The hearing made clear the massive challenge of addressing the crisis in a city with limited space, frequent neighborhood pushback on new shelter and housing developments and also a looming $728 million deficit in the city’s budget. Still, Supervisor Dean Preston argued that HSH was not being ambitious enough, and criticized the department for concluding in the report that ending unsheltered homelessness in three years was not possible given the current barriers in the system.
“They make some proposals and they tell us how many units, and these are not shockingly high numbers,” Preston said. “Why in this report do they conclude that these goals are not feasible? That’s a political question and a decision.”
HSH had to prepare the report in response to legislation written by Mandelman called A Place for All, which requires San Francisco to provide enough shelter and permanent supportive housing to meet the needs of all homeless people who currently live on the city’s streets.
Though San Francisco reported a 15% decline in unsheltered homelessness over the past three years and a 3.5% decrease in overall homelessness, the city has received national scrutiny for its crisis.
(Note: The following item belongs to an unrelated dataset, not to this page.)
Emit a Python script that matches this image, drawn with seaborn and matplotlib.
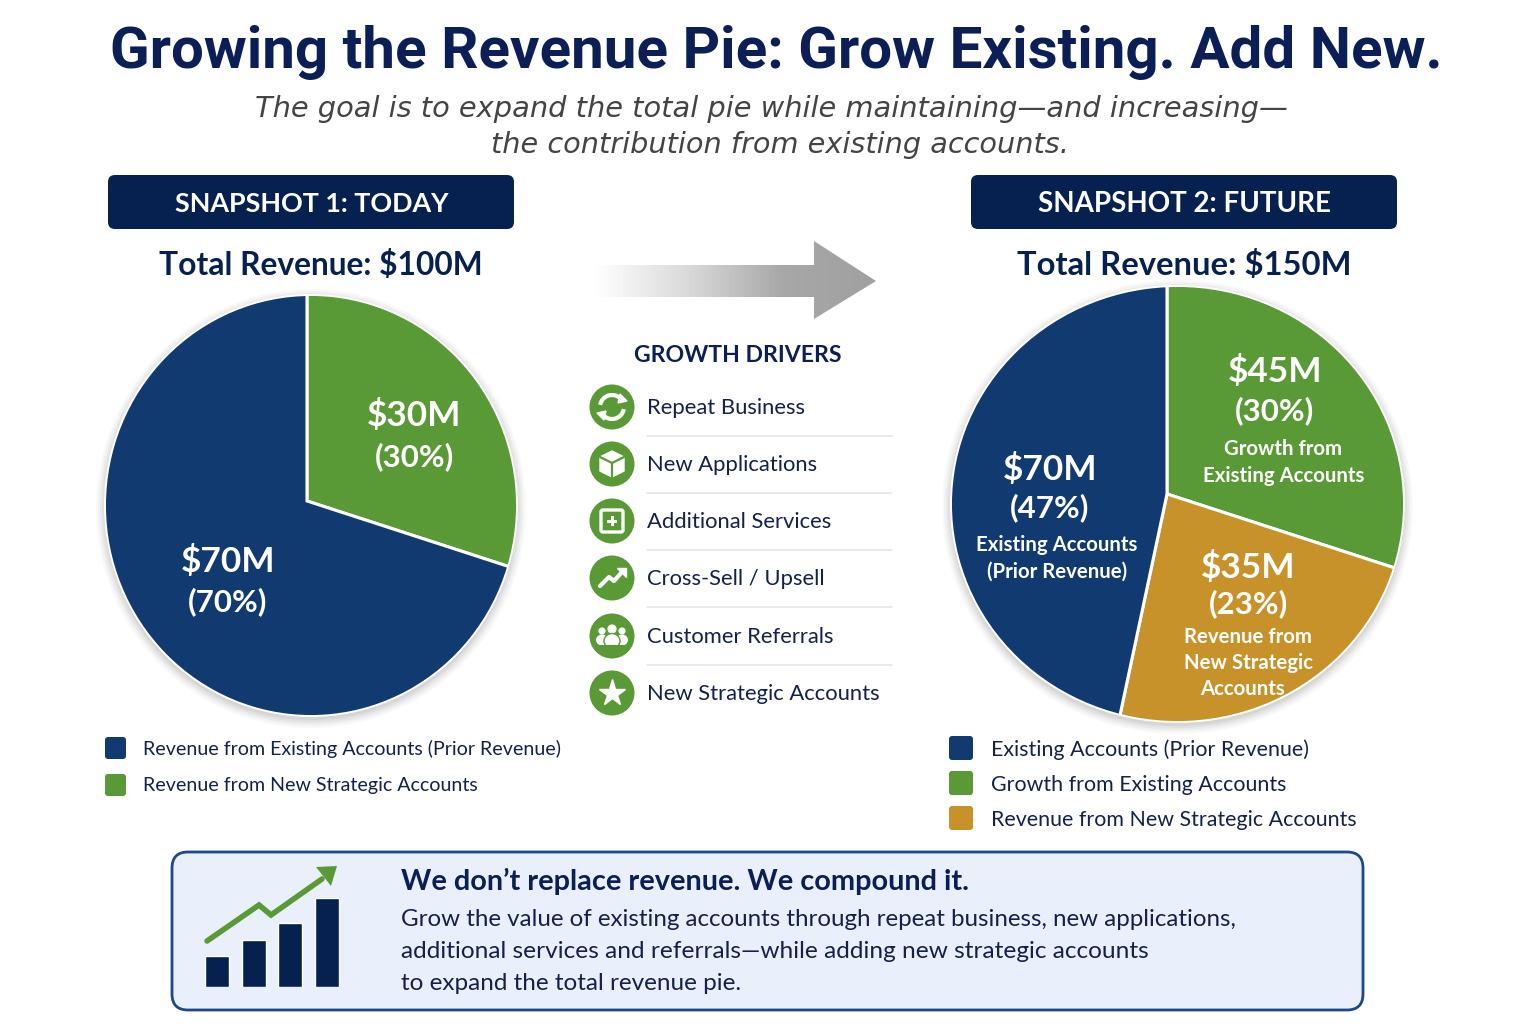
import numpy as np
import matplotlib
matplotlib.use("Agg")
import matplotlib.pyplot as plt
import seaborn as sns
from matplotlib.patches import FancyBboxPatch, Circle, Ellipse, Polygon, Arc, Rectangle
from matplotlib.colors import LinearSegmentedColormap

# ---------------------------
# Data
# ---------------------------
today_values = [30, 70]
future_values = [45, 35, 70]
today_legend = ["Revenue from Existing Accounts (Prior Revenue)", "Revenue from New Strategic Accounts"]
future_legend = ["Existing Accounts (Prior Revenue)", "Growth from Existing Accounts", "Revenue from New Strategic Accounts"]
drivers = ["Repeat Business", "New Applications", "Additional Services",
           "Cross-Sell / Upsell", "Customer Referrals", "New Strategic Accounts"]
bar_cats = ["a", "b", "c", "d"]
bar_heights = [31, 47, 64, 89]

NAVY = "#0b1f56"
BANNER = "#06204f"
BLUE = "#113a70"
GREEN = "#5a9a36"
GOLD = "#c8922a"
TEXT = "#14204f"
BODY = "Lato"

sns.set_theme(style="white")
plt.rcParams["font.family"] = [BODY, "DejaVu Sans"]

W, H = 1536, 1024
fig = plt.figure(figsize=(W / 100, H / 100), dpi=100, facecolor="white")


def px_axes(x0, y0, x1, y1, z):
    # axes placed by pixel box, y measured from the top
    return fig.add_axes([x0 / W, 1 - y1 / H, (x1 - x0) / W, (y1 - y0) / H], zorder=z)


# background layer, shadows and callout box
bg = px_axes(0, 0, W, H, 0)
bg.set_xlim(0, W)
bg.set_ylim(H, 0)
bg.axis("off")

for cx, cy, rx, ry in [(311, 505.5, 206, 210.5), (1177.5, 504, 226.5, 218)]:
    for grow, alpha in zip([9, 7, 5, 3, 1], [0.03, 0.04, 0.05, 0.06, 0.08]):
        bg.add_patch(Ellipse((cx, cy + 3), 2 * (rx + grow), 2 * (ry + grow), fc="#555555", ec="none", alpha=alpha))

bg.add_patch(FancyBboxPatch((172, 852), 1191, 158, boxstyle="round,pad=0,rounding_size=16",
                            fc="#eaf0fb", ec="#1b4a8c", lw=2))

# arrow with gradient
arrow = Polygon([(595, 265), (814, 265), (814, 241), (876, 281), (814, 319), (814, 297), (595, 297)],
                closed=True, fc="none", ec="none", transform=bg.transData)
bg.add_patch(arrow)
grad = LinearSegmentedColormap.from_list("arrow", ["#ffffff", "#d9d9d9", "#a8a8a8", "#a0a0a0"])
img = bg.imshow(np.linspace(0, 1, 256).reshape(1, -1), extent=(595, 876, 319, 241), cmap=grad, aspect="auto", zorder=1)
img.set_clip_path(arrow)
bg.set_xlim(0, W)
bg.set_ylim(H, 0)


# ---------------------------
# Pies
# ---------------------------
def draw_pie(box, apex, values, colors):
    # the picture's wedges meet off-centre, so draw a big pie at the apex and clip it to the outline
    x0, y0, x1, y1 = box
    ax = px_axes(x0 - 4, y0 - 4, x1 + 4, y1 + 4, 1)
    wedges, _ = ax.pie(values, colors=colors, startangle=90, counterclock=False, radius=320,
                       center=(apex[0], -apex[1]), wedgeprops={"edgecolor": "white", "linewidth": 2.2})
    ax.set_aspect("auto")
    ax.set_xlim(x0 - 4, x1 + 4)
    ax.set_ylim(-(y1 + 4), -(y0 - 4))
    ax.patch.set_alpha(0)
    rim = Ellipse(((x0 + x1) / 2, -(y0 + y1) / 2), x1 - x0, y1 - y0, fc="none", ec="white", lw=1.4, zorder=5)
    ax.add_patch(rim)
    for w in wedges:
        w.set_clip_on(True)
        w.set_clip_path(rim)
    return ax


draw_pie((105, 295, 517, 716), (307, 501), today_values, [GREEN, BLUE])
draw_pie((951, 286, 1404, 722), (1167, 494), future_values, [GREEN, GOLD, BLUE])

# small bar chart in the callout
bar_ax = px_axes(199, 898, 345, 987, 1)
sns.barplot(x=bar_cats, y=bar_heights, color=BANNER, width=0.66, saturation=1, ax=bar_ax)
bar_ax.set_ylim(0, 89)
bar_ax.set_xlim(-0.5, 3.5)
bar_ax.axis("off")

# ---------------------------
# Text and icons on top
# ---------------------------
ov = px_axes(0, 0, W, H, 2)
ov.set_xlim(0, W)
ov.set_ylim(H, 0)
ov.axis("off")


def label(x, y, s, size, color=TEXT, weight="normal", ha="center", **kw):
    ov.text(x, y + 4, s, fontsize=size, color=color, fontweight=weight, ha=ha, va="center", **kw)


ov.text(776, 52, "Growing the Revenue Pie: Grow Existing. Add New.", fontsize=42, fontweight="bold",
        color=NAVY, ha="center", va="center", family="Roboto")
ov.text(771, 109, "The goal is to expand the total pie while maintaining\u2014and increasing\u2014", fontsize=20.8,
        style="italic", color="#444444", ha="center", va="center", family="DejaVu Sans")
ov.text(780, 145, "the contribution from existing accounts.", fontsize=20.7,
        style="italic", color="#444444", ha="center", va="center", family="DejaVu Sans")

for x0, x1, s, fs in [(108, 514, "SNAPSHOT 1: TODAY", 19.4), (971, 1397, "SNAPSHOT 2: FUTURE", 20)]:
    ov.add_patch(FancyBboxPatch((x0, 175), x1 - x0, 54, boxstyle="round,pad=0,rounding_size=7", fc=BANNER, ec="none"))
    label((x0 + x1) / 2 + 1, 200, s, fs, "white", "bold")

label(321, 261, "Total Revenue: $100M", 22.9, BANNER, "bold")
label(1184, 261, "Total Revenue: $150M", 23.6, BANNER, "bold")

# pie labels
label(414, 412, "$30M", 25.4, "white", "bold")
label(414, 453, "(30%)", 22.5, "white", "bold")
label(228, 558, "$70M", 25.4, "white", "bold")
label(228, 598, "(70%)", 22.5, "white", "bold")

label(1275, 368, "$45M", 25.4, "white", "bold")
label(1275, 407, "(30%)", 22.5, "white", "bold")
label(1283, 445, "Growth from", 14.7, "white", "bold")
label(1284, 472, "Existing Accounts", 14.7, "white", "bold")

label(1050, 465, "$70M", 25.4, "white", "bold")
label(1050, 504, "(47%)", 22.5, "white", "bold")
label(1057, 541, "Existing Accounts", 14.7, "white", "bold")
label(1057, 568, "(Prior Revenue)", 14.7, "white", "bold")

label(1248, 563, "$35M", 25.4, "white", "bold")
label(1248, 600, "(23%)", 22.5, "white", "bold")
label(1248, 633, "Revenue from", 14.7, "white", "bold")
label(1248, 659, "New Strategic", 14.7, "white", "bold")
label(1242, 685, "Accounts", 14.7, "white", "bold")

# legends
for y, s, c in zip([748, 785], today_legend, [BLUE, GREEN]):
    ov.add_patch(FancyBboxPatch((105, y - 11), 21, 22, boxstyle="round,pad=0,rounding_size=3", fc=c, ec="none"))
    label(143, y - 3, s, 14.1, ha="left")
for y, s, c in zip([748, 783, 818], future_legend, [BLUE, GREEN, GOLD]):
    ov.add_patch(FancyBboxPatch((949, y - 12), 24, 24, boxstyle="round,pad=0,rounding_size=3", fc=c, ec="none"))
    label(991, y - 2, s, 15.4, ha="left")

# growth drivers
label(738, 351, "GROWTH DRIVERS", 16.6, NAVY, "bold")
ys = [407, 464, 521, 578, 636, 693]
for i, (y, s) in enumerate(zip(ys, drivers)):
    ov.add_patch(Circle((612, y), 22.5, fc=GREEN, ec="none"))
    label(647, y - 3, s, 15.8, ha="left")
    if i < 5:
        ov.plot([647, 892], [y + 28.5, y + 28.5], color="#e4e6ea", lw=1.2)

wkw = dict(color="white", solid_capstyle="round", solid_joinstyle="round")
# repeat icon
y = ys[0]
ov.add_patch(Arc((612, y), 24, 24, theta1=190, theta2=320, ec="white", lw=3))
ov.add_patch(Arc((612, y), 24, 24, theta1=10, theta2=140, ec="white", lw=3))
ov.add_patch(Polygon([(620, y - 13), (627, y - 6), (618, y - 4)], fc="white"))
ov.add_patch(Polygon([(604, y + 13), (597, y + 6), (606, y + 4)], fc="white"))
# box icon
y = ys[1]
ov.add_patch(Polygon([(612, y - 13), (624, y - 7), (624, y + 7), (612, y + 13), (600, y + 7), (600, y - 7)], fc="white"))
ov.plot([600, 612, 624], [y - 7, y - 1, y - 7], color=GREEN, lw=1.6)
ov.plot([612, 612], [y - 1, y + 13], color=GREEN, lw=1.6)
# plus icon
y = ys[2]
ov.add_patch(FancyBboxPatch((601, y - 11), 22, 22, boxstyle="round,pad=0,rounding_size=2", fc="none", ec="white", lw=2.4))
ov.add_patch(Rectangle((607, y - 1.5), 10, 3, fc="white", ec="none"))
ov.add_patch(Rectangle((610.5, y - 5), 3, 10, fc="white", ec="none"))
# trend icon
y = ys[3]
ov.plot([600, 609, 614, 622], [y + 8, y - 1, y + 3, y - 6], lw=3, **wkw)
ov.add_patch(Polygon([(617, y - 10), (626, y - 10), (626, y - 1)], fc="white", ec="white"))
# people icon
y = ys[4]
for dx, dy, r in [(-10, -5, 3.6), (10, -5, 3.6), (0, -7, 4.6)]:
    ov.add_patch(Circle((612 + dx, y + dy), r, fc="white", ec="none"))
ov.add_patch(Ellipse((602, y + 4), 12, 11, fc="white", ec="none"))
ov.add_patch(Ellipse((622, y + 4), 12, 11, fc="white", ec="none"))
ov.add_patch(Ellipse((612, y + 5), 16, 15, fc="white", ec=GREEN, lw=1))
ov.add_patch(Rectangle((595, y + 9), 34, 6, fc=GREEN, ec="none", zorder=3))
# star icon
ov.plot([612], [ys[5]], marker="*", ms=20, color="white", mec="white")

# callout
ov.plot([207, 259, 271, 322], [941, 905, 915, 879], color=GREEN, lw=4, solid_joinstyle="miter")
ov.add_patch(Polygon([(316, 867), (337, 866), (331, 886)], fc=GREEN, ec="none"))
label(401, 877, "We don\u2019t replace revenue. We compound it.", 20.8, NAVY, "bold", ha="left")
label(401, 916, "Grow the value of existing accounts through repeat business, new applications,", 17.4, ha="left")
label(401, 948, "additional services and referrals\u2014while adding new strategic accounts", 17.6, ha="left")
label(401, 980, "to expand the total revenue pie.", 17.5, ha="left")

fig.savefig("out.png", dpi=100, facecolor="white")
HSH, which was created in 2016, has one of the largest city budgets in San Francisco and also runs the highest concentration of permanent supportive housing among the nine Bay Area counties, according to federal data.
Still, the city is still woefully short of what it needs to meaningfully address the crisis.
To fill in this gap, Mandelman’s original legislation focused on creating enough shelter for all those in need. But he received massive pushback from homeless advocates, who worried it would give the city more power to forcibly clear tent encampments, regardless of whether enough housing was available.
In response, the supervisor widened the scope of the ordinance to also include permanent supportive housing.
Notably, Noelle Simmons, HSH’s chief deputy director, said at the hearing that it would be significantly more expensive to focus on expanding shelter over permanent housing solutions. Mandelman pushed back on that notion, and criticized what he called the department’s overemphasis on permanent supportive housing.
“I don’t think we can provide a permanent home in San Francisco for every person who engages in our homelessness response system, and I don’t think that should be the goal,” Mandelman said. “It’s almost like we’re almost ideologically committed to this PSH (permanent supportive housing) outcome and are almost unwilling to contemplate a more shelteror transitional housing-based approach.”
Meanwhile, Simmons also cited funding, land and the city’s difficult and slow approval process as barriers that would make it extremely difficult to achieve goals outlined in the report.
These hurdles were highlighted in stark terms in the Mission earlier this year, when Supervisor Hillary Ronen iced plans to create a village of 70 tiny cabins on an empty lot near the 16th Street BART station. That project was sharply criticized over its exorbitant cost estimates compared to other Bay Area cities, which HSH said would cost approximately $100,000 per cabin, not including operating costs, vs. $10,000, for example, in Oakland.
Ronen also put plans for the project on hold after intense neighborhood opposition, and her concerns that HSH would not be able to keep conditions around the site clean and safe.
On Tuesday, Ronen questioned where the city would place the additional shelter given the situation in her district
“If we can’t figure out a way to show our communities that these sites improve conditions in neighborhoods and don’t make them worse, I just don’t know how we can ever find more sites,” she said. “And that’s a big problem.”